Type out the complete listing below word for word, without its pictures.
# # #
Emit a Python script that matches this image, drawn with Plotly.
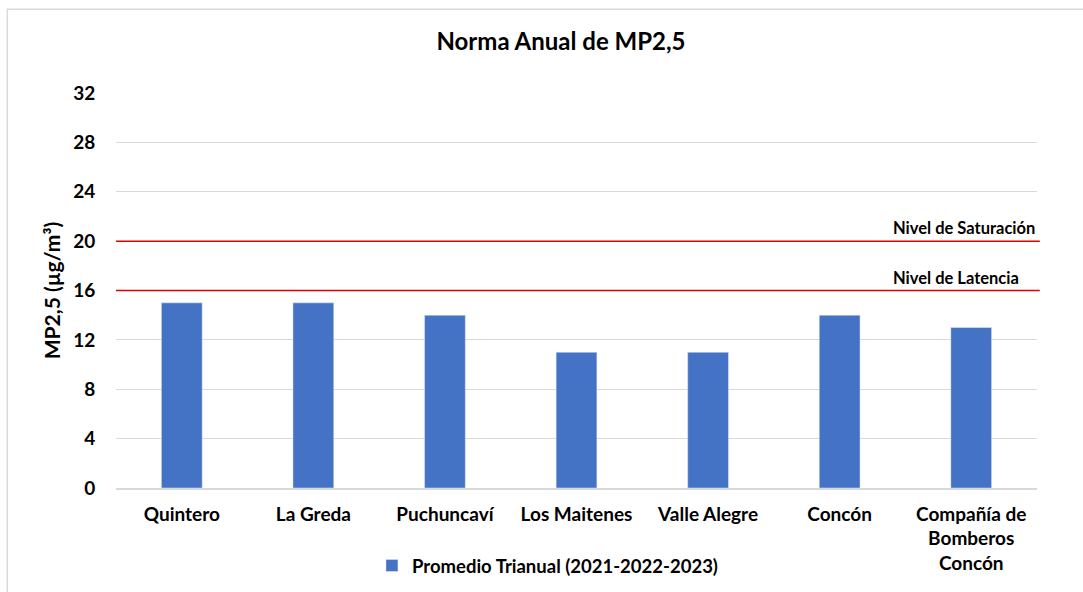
import plotly.graph_objects as go

categories = ["Quintero", "La Greda", "Puchuncaví", "Los Maitenes", "Valle Alegre", "Concón",
              "Compañía de<br>Bomberos<br>Concón"]
values = [15, 15, 14, 11, 11, 14, 13]
series_name = "Promedio Trianual (2021-2022-2023)"
saturacion = 20
latencia = 16
y_ticks = [0, 4, 8, 12, 16, 20, 24, 28, 32]

FONT = "Lato, 'Open Sans', sans-serif"
fig = go.Figure()
fig.add_trace(go.Bar(x=categories, y=values, name=series_name, marker_color="#4472C4",
                     showlegend=True))

for lvl, label in [(saturacion, "Nivel de Saturación"), (latencia, "Nivel de Latencia")]:
    fig.add_shape(type="line", xref="paper", yref="y", x0=0, x1=1.003, y0=lvl, y1=lvl,
                  line=dict(color="#E00000", width=1.5))
    fig.add_annotation(xref="paper", yref="y", x=0.8415, y=lvl, yshift=13, xanchor="left",
                       yanchor="middle", text="<b>" + label + "</b>", showarrow=False,
                       font=dict(family=FONT, size=16.5, color="#000"))

# outer chart border
fig.add_shape(type="rect", xref="paper", yref="paper", x0=-0.118, x1=1.2, y0=-0.5, y1=1.212,
              line=dict(color="#d9d9d9", width=1.5), layer="below")

fig.update_layout(
    width=1083, height=592,
    margin=dict(l=116, r=46, t=93, b=104, autoexpand=False),
    paper_bgcolor="white", plot_bgcolor="white",
    title=dict(text="<b>Norma Anual de MP2,5</b>", x=0.518, xanchor="center", y=0.929,
               yanchor="middle", font=dict(family=FONT, size=24, color="#000")),
    bargap=0.69,
    font=dict(family=FONT, color="#000"),
    legend=dict(orientation="h", xref="container", yref="container", x=0.5055, xanchor="center",
                y=0.044, yanchor="middle", itemwidth=30,
                font=dict(family=FONT, size=18.5, color="#000", weight="bold")),
    xaxis=dict(showgrid=False, showline=True, linecolor="#d9d9d9", linewidth=1.5,
               tickfont=dict(family=FONT, size=19, color="#000", weight="bold"),
               ticks="outside", ticklen=8, tickcolor="rgba(0,0,0,0)", tickangle=0),
    yaxis=dict(range=[0, 32], tickvals=y_ticks, showgrid=True, gridcolor="#d9d9d9",
               gridwidth=1, zeroline=False,
               tickfont=dict(family=FONT, size=19, color="#000", weight="bold"),
               ticks="outside", ticklen=16, tickcolor="rgba(0,0,0,0)",
               title=dict(text="<b>MP2,5 (µg/m³)</b>", font=dict(family=FONT, size=21, color="#000"),
                          standoff=6)),
)

fig.write_html("out.html", config={"displayModeBar": False},
               post_script="document.body.style.margin='0';")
# # #
- _Task result_
Emit a Python script that matches this image, drawn with Plotly.
import plotly.graph_objects as go

categories = ["Quintero", "La Greda", "Puchuncaví", "Los Maitenes", "Valle Alegre", "Concón",
              "Compañía de<br>Bomberos<br>Concón"]
values = [15, 15, 14, 11, 11, 14, 13]
series_name = "Promedio Trianual (2021-2022-2023)"
saturacion = 20
latencia = 16
y_ticks = [0, 4, 8, 12, 16, 20, 24, 28, 32]

FONT = "Lato, 'Open Sans', sans-serif"
fig = go.Figure()
fig.add_trace(go.Bar(x=categories, y=values, name=series_name, marker_color="#4472C4",
                     showlegend=True))

for lvl, label in [(saturacion, "Nivel de Saturación"), (latencia, "Nivel de Latencia")]:
    fig.add_shape(type="line", xref="paper", yref="y", x0=0, x1=1.003, y0=lvl, y1=lvl,
                  line=dict(color="#E00000", width=1.5))
    fig.add_annotation(xref="paper", yref="y", x=0.8415, y=lvl, yshift=13, xanchor="left",
                       yanchor="middle", text="<b>" + label + "</b>", showarrow=False,
                       font=dict(family=FONT, size=16.5, color="#000"))

# outer chart border
fig.add_shape(type="rect", xref="paper", yref="paper", x0=-0.118, x1=1.2, y0=-0.5, y1=1.212,
              line=dict(color="#d9d9d9", width=1.5), layer="below")

fig.update_layout(
    width=1083, height=592,
    margin=dict(l=116, r=46, t=93, b=104, autoexpand=False),
    paper_bgcolor="white", plot_bgcolor="white",
    title=dict(text="<b>Norma Anual de MP2,5</b>", x=0.518, xanchor="center", y=0.929,
               yanchor="middle", font=dict(family=FONT, size=24, color="#000")),
    bargap=0.69,
    font=dict(family=FONT, color="#000"),
    legend=dict(orientation="h", xref="container", yref="container", x=0.5055, xanchor="center",
                y=0.044, yanchor="middle", itemwidth=30,
                font=dict(family=FONT, size=18.5, color="#000", weight="bold")),
    xaxis=dict(showgrid=False, showline=True, linecolor="#d9d9d9", linewidth=1.5,
               tickfont=dict(family=FONT, size=19, color="#000", weight="bold"),
               ticks="outside", ticklen=8, tickcolor="rgba(0,0,0,0)", tickangle=0),
    yaxis=dict(range=[0, 32], tickvals=y_ticks, showgrid=True, gridcolor="#d9d9d9",
               gridwidth=1, zeroline=False,
               tickfont=dict(family=FONT, size=19, color="#000", weight="bold"),
               ticks="outside", ticklen=16, tickcolor="rgba(0,0,0,0)",
               title=dict(text="<b>MP2,5 (µg/m³)</b>", font=dict(family=FONT, size=21, color="#000"),
                          standoff=6)),
)

fig.write_html("out.html", config={"displayModeBar": False},
               post_script="document.body.style.margin='0';")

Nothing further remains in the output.